By Gina Putt
Why do some news items generate a buzz, and others pass by with barely a peep? For example, the missing Malaysia Airlines Flight 370 has commanded attention, while 11,420 dead Syrian children did not.
Communications theorists point their fingers at the influence of the media in shaping what we care about. A social theory called “agenda setting theory” posits that the media shapes our interests and tells us what is and is not important.
Maxwell McCombs and Donald Shaw: Agenda Setting Theory
In the early 1970s, Maxwell McCombs and Donald Shaw stated that people who experienced the same media coverage would come to believe the same events were important. The amount of coverage given to a particular topic influenced how important people came to believe the topic was.
Since the original article was written, researchers have applied this theory to topics as diverse as the media’s presentation of gender, to tobacco campaigns, to coverage of political beliefs in Chile. The media – television, newspapers, and radio – were found to set the agenda, or determine the topics worthy of discussion.
By 2004, McCombs wrote that it was “common” to discuss media setting the agenda for national debate. In Setting the Agenda: The Mass Media and Public Opinion McCombs stated, “there are now over 400 empirical investigations worldwide” of agenda setting.
Level Two of Agenda Setting Theory
Initial research on agenda setting focused on what the media presented to the public. The second level of agenda setting theory emerged in the 1990s and focused on “how media coverage affects both what the public thinks about and how the public thinks about it” according to Salma Ghanen, Dean, College of Communication and Fine Arts at Central Michigan University in her chapter titled “Filling in the Tapestry: The Second Level of Agenda Setting” in McCombs updated volume on communications and democracy.
Ghanen notes that the way the topic or “object” is covered influences how people interpret the news item, or the “frame” in which the public sees the news item. The tone that is set is referred to as salience. Does the media present the topic in a positive, negative, or neutral light? As Ghanen writes, framing “deals with the idea that the news media may be presenting a world-view construed in a particular way that does not necessarily mesh with reality.”
While the mystery surely is part of the lure of the jetliner story, the public may want to ask themselves whether the possible deaths of a few hundred jet passengers are more important than the certain deaths of more than 11,000 children.

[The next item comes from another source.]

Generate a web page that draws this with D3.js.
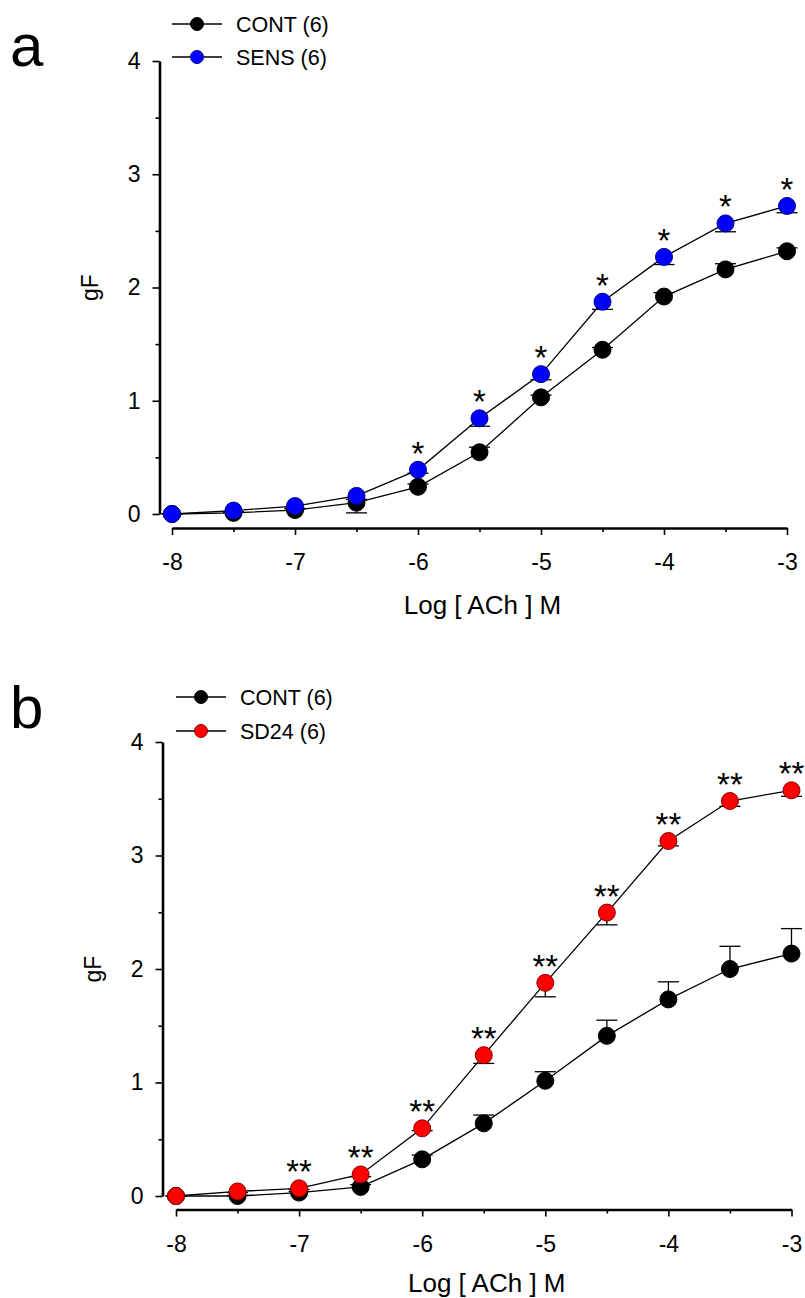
<!DOCTYPE html>
<html>
<head>
<meta charset="utf-8">
<script src="https://cdn.jsdelivr.net/npm/d3@7"></script>
<style>
  body { margin: 0; background: #fff; }
  text { font-family: "Liberation Sans", Arial, sans-serif; fill: #000; }
</style>
</head>
<body>
<script>
// log [ACh] M
const concentrations = [-8, -7.5, -7, -6.5, -6, -5.5, -5, -4.5, -4, -3.5, -3];
const xTicks = [-8, -7, -6, -5, -4, -3];
const xMinorTicks = [-7.5, -6.5, -5.5, -4.5, -3.5];
const yTicks = [0, 1, 2, 3, 4];
const yMinorTicks = [0.5, 1.5, 2.5, 3.5];

// panel a
const contA = [0, 0.01, 0.035, 0.10, 0.24, 0.545, 1.03, 1.45, 1.92, 2.16, 2.32];
const contAErr = [0, 0.005, 0.01, 0.03, 0.025, 0.045, 0.02, 0.02, 0.035, 0.05, 0.03];
const sensA = [0, 0.03, 0.07, 0.16, 0.39, 0.845, 1.235, 1.874, 2.27, 2.566, 2.72];
const sensAErr = [0, 0.01, 0.02, 0.15, 0.03, 0.07, 0.05, 0.067, 0.067, 0.074, 0.06];
const sigA = ["", "", "", "", "*", "*", "*", "*", "*", "*", "*"];

// panel b
const contB = [0, 0, 0.03, 0.08, 0.323, 0.64, 1.015, 1.411, 1.732, 2.0, 2.136];
const contBErr = [0, 0.005, 0.01, 0.02, 0.038, 0.073, 0.08, 0.138, 0.155, 0.2, 0.22];
const sd24B = [0, 0.04, 0.068, 0.19, 0.596, 1.241, 1.878, 2.497, 3.128, 3.48, 3.574];
const sd24BErr = [0, 0.01, 0.01, 0.02, 0.02, 0.073, 0.123, 0.108, 0.043, 0.047, 0.053];
const sigB = ["", "", "**", "**", "**", "**", "**", "**", "**", "**", "**"];

const width = 805, height = 1298;

const svg = d3.select("body")
    .append("svg")
    .attr("width", width)
    .attr("height", height);

const drawPanel = (p) => {
  const xScale = d3.scaleLinear().domain([-8, -3]).range([p.x0, p.x1]);
  const yScale = d3.scaleLinear().domain([0, 4]).range([p.y0, p.y1]);
  const g = svg.append("g");

  // panel letter
  g.append("text")
      .attr("x", 10).attr("y", p.letterY)
      .attr("font-size", 60)
      .text(p.letter);

  // x axis (offset below the plot)
  g.append("g")
      .attr("transform", "translate(0," + p.xAxisY + ")")
      .call(d3.axisBottom(xScale).tickValues(xTicks).tickSize(7).tickPadding(19)
          .tickFormat((d) => String(d)).tickSizeOuter(0));
  g.append("g")
      .attr("transform", "translate(0," + p.xAxisY + ")")
      .call(d3.axisBottom(xScale).tickValues(xMinorTicks).tickSize(4)
          .tickFormat("").tickSizeOuter(0))
      .select(".domain").remove();

  // y axis (offset left of the plot)
  g.append("g")
      .attr("transform", "translate(" + p.yAxisX + ",0)")
      .call(d3.axisLeft(yScale).tickValues(yTicks).tickSize(7).tickPadding(12)
          .tickFormat((d) => String(d)).tickSizeOuter(0));
  g.append("g")
      .attr("transform", "translate(" + p.yAxisX + ",0)")
      .call(d3.axisLeft(yScale).tickValues(yMinorTicks).tickSize(4)
          .tickFormat("").tickSizeOuter(0))
      .select(".domain").remove();

  g.selectAll(".domain").attr("stroke-width", 2.6);
  g.selectAll(".tick line").attr("stroke-width", 1.6);
  g.selectAll(".tick text")
      .style("font-size", "23px")
      .style("font-family", "Liberation Sans, Arial, sans-serif");

  // axis titles
  g.append("text")
      .attr("x", (p.x0 + p.x1) / 2 + 3).attr("y", p.titleY)
      .attr("text-anchor", "middle")
      .attr("font-size", 26)
      .text("Log [ ACh ] M");
  g.append("text")
      .attr("transform", "translate(" + (p.yAxisX - 62) + "," + ((p.y0 + p.y1) / 2) + ") rotate(-90)")
      .attr("text-anchor", "middle")
      .attr("font-size", 23)
      .text("gF");

  const rows = concentrations.map((c, i) => ({ c: c, i: i }));

  const drawSeries = (vals, errs, dir, fill, stroke) => {
    // error bars: CONT upward, treated downward
    const eb = g.append("g").attr("stroke", "#000").attr("stroke-width", 1.3);
    rows.forEach((r) => {
      const x = xScale(r.c);
      const yv = yScale(vals[r.i]);
      const ye = yScale(vals[r.i] + dir * errs[r.i]);
      eb.append("line").attr("x1", x).attr("x2", x).attr("y1", yv).attr("y2", ye);
      eb.append("line").attr("x1", x - 10.5).attr("x2", x + 10.5).attr("y1", ye).attr("y2", ye);
    });
    const line = d3.line().x((d) => xScale(d.c)).y((d) => yScale(vals[d.i]));
    g.append("path")
        .datum(rows)
        .attr("d", line)
        .attr("fill", "none")
        .attr("stroke", "#000")
        .attr("stroke-width", 1.3);
    g.append("g")
        .selectAll("circle")
        .data(rows)
        .enter()
        .append("circle")
        .attr("cx", (d) => xScale(d.c))
        .attr("cy", (d) => yScale(vals[d.i]))
        .attr("r", 8.5)
        .attr("fill", fill)
        .attr("stroke", stroke)
        .attr("stroke-width", 1);
  };

  drawSeries(p.cont, p.contErr, 1, "#000", "#000");
  drawSeries(p.treat, p.treatErr, -1, p.color, p.colorStroke);

  // significance marks
  g.append("g")
      .selectAll("text")
      .data(rows.filter((d) => p.sig[d.i] !== ""))
      .enter()
      .append("text")
      .attr("x", (d) => xScale(d.c))
      .attr("y", (d) => yScale(p.treat[d.i]) - 24 + 19)
      .attr("text-anchor", "middle")
      .attr("font-size", 33)
      .text((d) => p.sig[d.i]);

  // legend
  const leg = g.append("g");
  [{ label: "CONT (6)", fill: "#000", stroke: "#000", y: p.legY[0] },
   { label: p.treatLabel, fill: p.color, stroke: p.colorStroke, y: p.legY[1] }].forEach((l) => {
    leg.append("line")
        .attr("x1", p.legX).attr("x2", p.legX + 50)
        .attr("y1", l.y).attr("y2", l.y)
        .attr("stroke", "#000").attr("stroke-width", 1.3);
    leg.append("circle")
        .attr("cx", p.legX + 25).attr("cy", l.y).attr("r", 6.5)
        .attr("fill", l.fill).attr("stroke", l.stroke).attr("stroke-width", 1);
    leg.append("text")
        .attr("x", p.legX + 64).attr("y", l.y + 7.5)
        .attr("font-size", 21.5)
        .text(l.label);
  });
};

drawPanel({
  letter: "a", letterY: 66,
  x0: 172, x1: 787, y0: 514, y1: 61,
  xAxisY: 528, yAxisX: 159.5, titleY: 614,
  cont: contA, contErr: contAErr,
  treat: sensA, treatErr: sensAErr,
  sig: sigA, color: "#0000ff", colorStroke: "#00008b",
  treatLabel: "SENS (6)",
  legX: 172, legY: [24, 57]
});

drawPanel({
  letter: "b", letterY: 728,
  x0: 176, x1: 791.5, y0: 1196, y1: 742,
  xAxisY: 1209.5, yAxisX: 162.5, titleY: 1292,
  cont: contB, contErr: contBErr,
  treat: sd24B, treatErr: sd24BErr,
  sig: sigB, color: "#ff0000", colorStroke: "#8b0000",
  treatLabel: "SD24 (6)",
  legX: 176, legY: [697, 731]
});
</script>
</body>
</html>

Level Three of Agenda Setting Theory: Networks
While the first two levels of agenda setting theory focus on the impact of the media in choosing the topics of discussion and then directing the topic through the tone or salience of media coverage. The third level of agenda setting theory focuses on particular attributes of the media message.
Lei Gau in his chapter “Toward a Third-Level of Agenda-Setting Theory: A Network Agenda Setting Model” in the book Agenda Setting in a 2.0 World: New Agendas in Communication, looks at how attributes connect as a media story unfolds, such as in a political race for office. Does trustworthiness trend alongside leadership, for instance?
Implications of Agenda Setting Theory
As continued research is conducted into agenda setting, what topics the media presents, how it presents them, and what attributes are connected as the story evolves, more light will be shed on how we are led to pay attention to different news topics, and on how we are led to conclusions about these topics.
Agenda setting theory has made its mark. Today, complaints of media bias are indeed common place. A savvy consumer of news items will be wary. Checking news items against our own value systems allows us to see through the agendas of others.